The recent House of Lords EU committee has decided that a multi-country visa to allow performers to work in the EU and UK post Brexit, would be a good idea. I’m sure that all of us in the performing arts industry agree heartily. However like much speculation and ideas for how things will be when the UK leaves the EU the recommendation doesn’t seem to have been thought through.
To give a bit of historical perspective;
In 2014 the European Commission advocated the adoption of an EU wide touring visa for performing artists. Of course the UK wasn’t party to those discussions as the UK is not a signatory to the Schengen agreement. Nor is Ireland.
This is an agreement signed by almost all European countries to allow free movement between the signatory countries (so for example if you have a visa for France that will admit you to Spain, Germany etc.), but not the UK which requires separate entry/visa.
The driver for this bit of EU legislation was to allow performers in for periods longer than 90 days without too much bureaucracy.
Currently performers working in the EU only need work permits to perform in France, all other EU countries allow performances for short periods without any work permit.
They will of course require a visa to enter if they are ‘visa nationals’, that is citizens of countries that are required to have entry visas.
So a band from say the US or Australia touring Europe would need only work permits issued by the French government if they were performing in France and nothing for the rest of Europe.
A band from, say, Jamaica would additionally have to have entry visas, good for the whole of the Schengen area issued by either the first country on the tour or the one they are in for the longest.
The UK on the other hand has 3 possible entry routes for performers from outside the EU...
- The Tier 5 Certificate of Sponsorship; this is a kind of work permit issued by an employer/ sponsor.
- The Permitted Paid Engagement; permission for entry for specified performances and activities granted at point of entry upon presentation of contracts and supporting documents to border staff.
- Performance at Permit Free festivals and events; no permit required just invitation from event, again entry at the discretion of border personnel.
In addition ‘visa nationals’ need an entry visa.
All the above can be problematic and seem to have been more so than usual lately.
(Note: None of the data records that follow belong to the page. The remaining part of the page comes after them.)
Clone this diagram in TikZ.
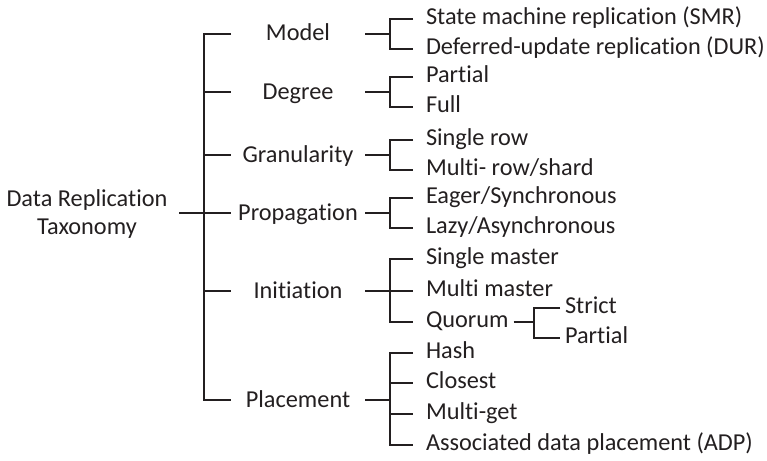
\documentclass[tikz,border=0pt]{standalone}
\usepackage{fontspec}
\setmainfont{Carlito}[Ligatures=NoCommon]
\usetikzlibrary{calc}
\definecolor{ink}{RGB}{35,31,32}
\begin{document}
\begin{tikzpicture}[x=1pt,y=-1pt,
  every node/.style={text=ink, font=\fontsize{24.3}{28}\selectfont, inner sep=0pt, outer sep=0pt},
  cat/.style={text height=17pt, text depth=3pt, anchor=center},
  leaf/.style={text height=16pt, text depth=5pt, anchor=west},
  conn/.style={draw=ink, line width=2pt}]
\useasboundingbox (0,0) rectangle (767,460);
% column x positions
\coordinate (bx) at (204,0);
\coordinate (tx) at (231,0);
\coordinate (ex) at (365,0);
\coordinate (cx) at (390,0);
\coordinate (lx) at (413,0);
\coordinate (qx) at (534,0);
\coordinate (qlx) at (560,0);
% root
\node[align=center] (root) at (87,214) {Data Replication\\Taxonomy};
% categories
\node[cat] (model) at (298,34) {Model};
\node[cat] (degree) at (298,92) {Degree};
\node[cat] (gran) at (298,155) {Granularity};
\node[cat] (prop) at (298,213) {Propagation};
\node[cat] (init) at (298,291) {Initiation};
\node[cat] (place) at (298,400) {Placement};
% leaves
\node[leaf] (smr) at (426,19) {State machine replication (SMR)};
\node[leaf] (dur) at (426,49) {Deferred-update replication (DUR)};
\node[leaf] (partial) at (426,77) {Partial};
\node[leaf] (full) at (426,107) {Full};
\node[leaf] (srow) at (426,140) {Single row};
\node[leaf] (mrow) at (426,170) {Multi- row/shard};
\node[leaf] (eager) at (426,198) {Eager/Synchronous};
\node[leaf] (lazy) at (426,228) {Lazy/Asynchronous};
\node[leaf] (smaster) at (426,259) {Single master};
\node[leaf] (mmaster) at (426,291) {Multi master};
\node[leaf] (quorum) at (426,322) {Quorum};
\node[leaf] (hash) at (426,353) {Hash};
\node[leaf] (closest) at (426,383) {Closest};
\node[leaf] (mget) at (426,414) {Multi-get};
\node[leaf] (adp) at (426,445) {Associated data placement (ADP)};
\node[leaf] (strict) at (565,308) {Strict};
\node[leaf] (qpartial) at (565,338) {Partial};
% root connector
\draw[conn] ($(root.east |- prop)+(12,0)$) -- (tx |- prop);
% main bar
\draw[conn] (tx |- model) -| (bx |- place) -- (tx |- place);
\foreach \n in {degree,gran,init} \draw[conn] (bx |- \n) -- (tx |- \n);
% category to bracket
\foreach \n in {model,degree,gran,prop,init,place} \draw[conn] (ex |- \n) -- (cx |- \n);
% brackets
\draw[conn] (lx |- smr) -| (cx |- dur) -- (lx |- dur);
\draw[conn] (lx |- partial) -| (cx |- full) -- (lx |- full);
\draw[conn] (lx |- srow) -| (cx |- mrow) -- (lx |- mrow);
\draw[conn] (lx |- eager) -| (cx |- lazy) -- (lx |- lazy);
\draw[conn] (lx |- smaster) -| (cx |- quorum) -- (lx |- quorum);
\draw[conn] (cx |- mmaster) -- (lx |- mmaster);
\draw[conn] (lx |- hash) -| (cx |- adp) -- (lx |- adp);
\draw[conn] (cx |- closest) -- (lx |- closest);
\draw[conn] (cx |- mget) -- (lx |- mget);
% quorum sub-bracket
\draw[conn] ($(quorum.east)+(5,0)$) -- (qx |- quorum);
\draw[conn] (qlx |- strict) -| (qx |- qpartial) -- (qlx |- qpartial);
\end{tikzpicture}
\end{document}
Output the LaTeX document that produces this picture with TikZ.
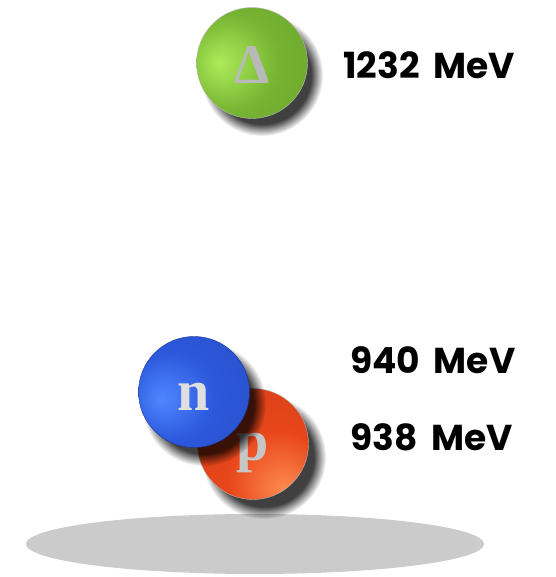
\documentclass[tikz,border=0pt]{standalone}
\usepackage{fontspec}
\setmainfont{Liberation Serif}
\newfontfamily\massfont[WordSpace=1.8]{Poppins}
\usetikzlibrary{fadings}

\definecolor{floorgray}{HTML}{CBCBCB}
\definecolor{deltalight}{HTML}{ADEB5A}
\definecolor{deltamid}{HTML}{76B432}
\definecolor{deltadark}{HTML}{4C7C1E}
\definecolor{nlight}{HTML}{4F86FF}
\definecolor{nmid}{HTML}{2C58DC}
\definecolor{ndark}{HTML}{1A3592}
\definecolor{plight}{HTML}{FF8E52}
\definecolor{pmid}{HTML}{E8461A}
\definecolor{pdark}{HTML}{B02C0A}

% ball shadings, highlight placed off centre
\pgfdeclareradialshading{deltaball}{\pgfpoint{-15bp}{0bp}}{color(0bp)=(deltalight); color(22bp)=(deltamid); color(58bp)=(deltamid!85!black); color(72bp)=(deltadark)}
\pgfdeclareradialshading{nball}{\pgfpoint{-15bp}{-3bp}}{color(0bp)=(nlight); color(20bp)=(nmid); color(55bp)=(nmid!85!black); color(70bp)=(ndark)}
\pgfdeclareradialshading{pball}{\pgfpoint{15bp}{-22bp}}{color(0bp)=(plight); color(22bp)=(pmid); color(60bp)=(pmid!88!black); color(80bp)=(pdark)}

\begin{document}
\begin{tikzpicture}[x=1pt,y=1pt]
	 \tikzstyle{ball}=[circle,minimum size=111pt,inner sep=0pt,shade,text depth=0pt,font=\fontsize{58}{58}\selectfont\bfseries]
	 \tikzstyle{ball shadow}=[fill=black,opacity=0.75,path fading=circle with fuzzy edge 20 percent]
	 \tikzstyle{mass}=[anchor=west,inner sep=0pt,font=\massfont\fontsize{36}{36}\selectfont\bfseries]
	 \useasboundingbox (0,0) rectangle (555,577);
	 % floor
	 \fill[floorgray] (255,33) ellipse [x radius=229, y radius=30];
	 % proton
	 \fill[ball shadow] (264,120) circle (62);
	 \node[ball,shading=pball,draw=gray!60,thin,text=gray!45,text height=34pt] (proton) at (253,133) {p};
	 % neutron
	 \fill[ball shadow] (204,173) circle (62);
	 \node[ball,shading=nball,draw=ndark,thin,text=gray!25,text height=37pt] (neutron) at (194,185) {n};
	 % delta
	 \fill[ball shadow] (262,502) circle (61);
	 \node[ball,shading=deltaball,draw=gray!55,thin,text=gray!55,text height=41pt,font=\fontsize{56}{56}\selectfont\bfseries] (delta) at (252,514) {Δ};
	 % masses
	 \node[mass] (mdelta) at (343,512) {1232 MeV};
	 \node[mass] (mn) at (350,217) {940 MeV};
	 \node[mass] (mp) at (350,140) {938 MeV};
\end{tikzpicture}
\end{document}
In view of this it is difficult to see how the House of Lords proposal will be enacted. Is the UK going to introduce a separate visa category for EU performers that distinguishes between them and those from the US, Canada etc? The UK system is confusing enough without adding another layer. Will the EU even say yes to any UK proposal? Unlikely as UK is no longer in the EU and was never party to Schengen agreement.
I realise that there is often a political agenda to these discussions and that there are conflicting interests. But whatever happens the broader impact of what is proposed should be looked at and any decisions should be informed by proper consultation with the industry.